NO DOUBT inspired by the Church Times’s excellent coverage last week of artificial intelligence (AI), BBC4 screened Storyville: iHuman (Tuesday of last week). We saw extensive contributions from key players in the international AI scene, both those developing the technology, and those experts monitoring — usually with mounting alarm — where it’s going.
It is a glossy production with spectacular computer-generated sequences, and I’m pretty certain that it is foreign, and made several years ago (i.e. not up-to-date), but — despite the vaunted claims about how information about everything is now instantly available — I cannot find definitive proof of its provenance.
The message veers between hailing a glorious new dawn and looking into the jaws of impending apocalyptic doom. The proponents are convinced that we are on the threshold of creating self-developing autonomous bots that will be able to solve every problem confronting us. Already they can outcompute humans in almost all fields. But can moral agency be built into them? Can they unreprogammably be channelled for good and not evil? Already, smartphones have more or less destroyed our privacy.

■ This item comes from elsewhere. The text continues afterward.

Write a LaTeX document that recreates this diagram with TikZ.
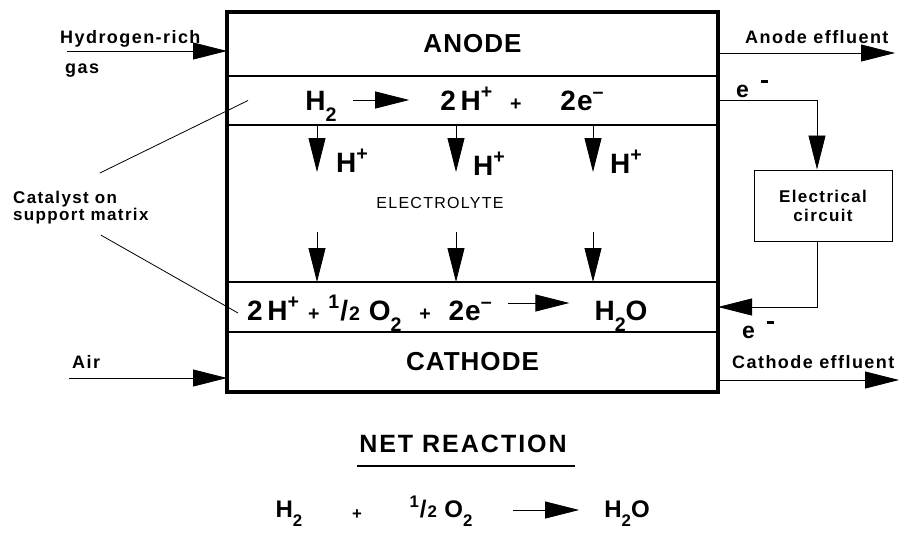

Algorithm-based social media, determining the material brought to our attention, influence our attitudes and decisions in ways that are surely improper. They do so mostly for commercial gain: the international companies who run them are in the hands of terrifyingly few and barely accountable individuals. The experts missing, whose contribution would have been illuminating, were, as always, theologians. For us, there is nothing new in the conflict between free will and predestination; and the doctrine of the incarnation provides insight into just how far infinitely intelligent machines that yet lack flesh-and-blood corporeality can be considered as “beings”, let alone “persons”.
Climbing Great Buildings: Lincoln Cathedral (BBC4, Monday of last week) was originally shown in 2010. Jonathan Foyle works with a team of riggers and rock-climbers to set up a web of lines and harnesses, from which he dangles in space to show us in close-up the marvels of medieval architecture, stone carving, and stained glass. It is scary and spectacular, but wouldn’t a hydraulic cherrypicker have done the job with far less danger to the fabric? What certainly impresses is his enthusiasm and eagerness to share the glories of technical development and inspiration. No doubt, a robot could have done it far more efficiently.
The new comedy drama The Following Events Are Based On a Pack of Lies (BBC1, Tuesdays) is extraordinary. Alice (Rebekah Staton) pursues her charismatic former husband, who destroyed her life. The plot is farcical, but the scenes of mental and personal destruction caused by vile male abuse are real, true, and distressing.